Researchers from the Georgia Institute of Technology have created ACuRay™ (stands for standing for ACoustic micro-arRay), an acoustic sensor that can detect small amounts of mesothelin, a molecule associated with a number of cancers including mesothelioma. The device consists of an array of electrodes on the surface of a thin film of zinc oxide, which resonate, or vibrate, at a specific frequency when a current is applied, much like the quartz timing devices used in many clocks and watches.
To turn this array into a sensor, the Georgia Tech researchers coated the zinc oxide surface with mesothelin-specific antibodies generated in the lab of Ira Pastan, M.D., at the National Cancer Institute. These molecules are engineered versions of the antibodies the immune system creates to identify foreign intruders, such as microbial parasites. In this study, the researchers coated the sensor with antibodies for mesothelin, a cell-surface protein that is highly expressed in mesothelioma, ovarian cancer, pancreatic cancer and other malignancies.
When the mesothelin binds to an antibody, the added mass changes the frequency at which the acoustic wave passes between the electrodes on the surface of the device.
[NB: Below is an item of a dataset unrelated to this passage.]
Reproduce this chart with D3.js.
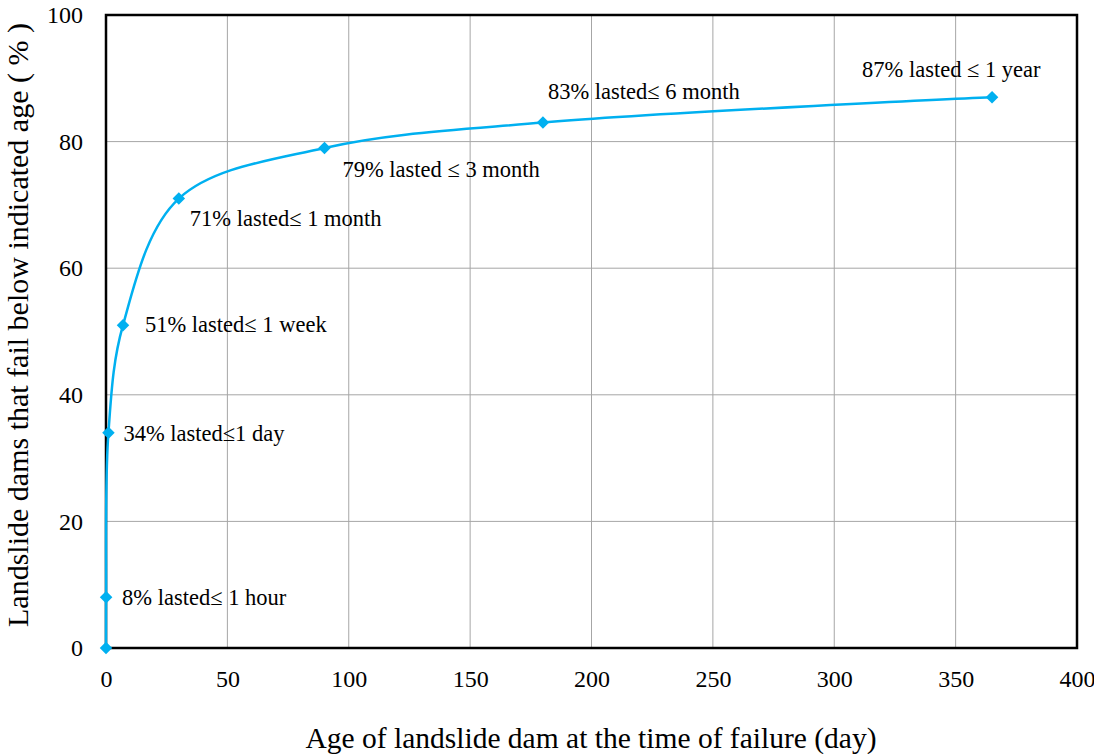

The device is able to “hear” the pitch change due to nanomolar concentrations of mesothelin (just a few molecules amid billions) binding to antibodies on the chip. The technology has the potential of detecting biomarkers in even lower concentrations than those tested, Dickherber said.
The authors say that the sensor is built on a base of silicon, like a computer chip, and could be mass-produced using very well known and inexpensive microelectronic fabrication techniques and with further refinement, could readily lead to an inexpensive, ubiquitous technology for researchers, physicians and the clinical laboratory.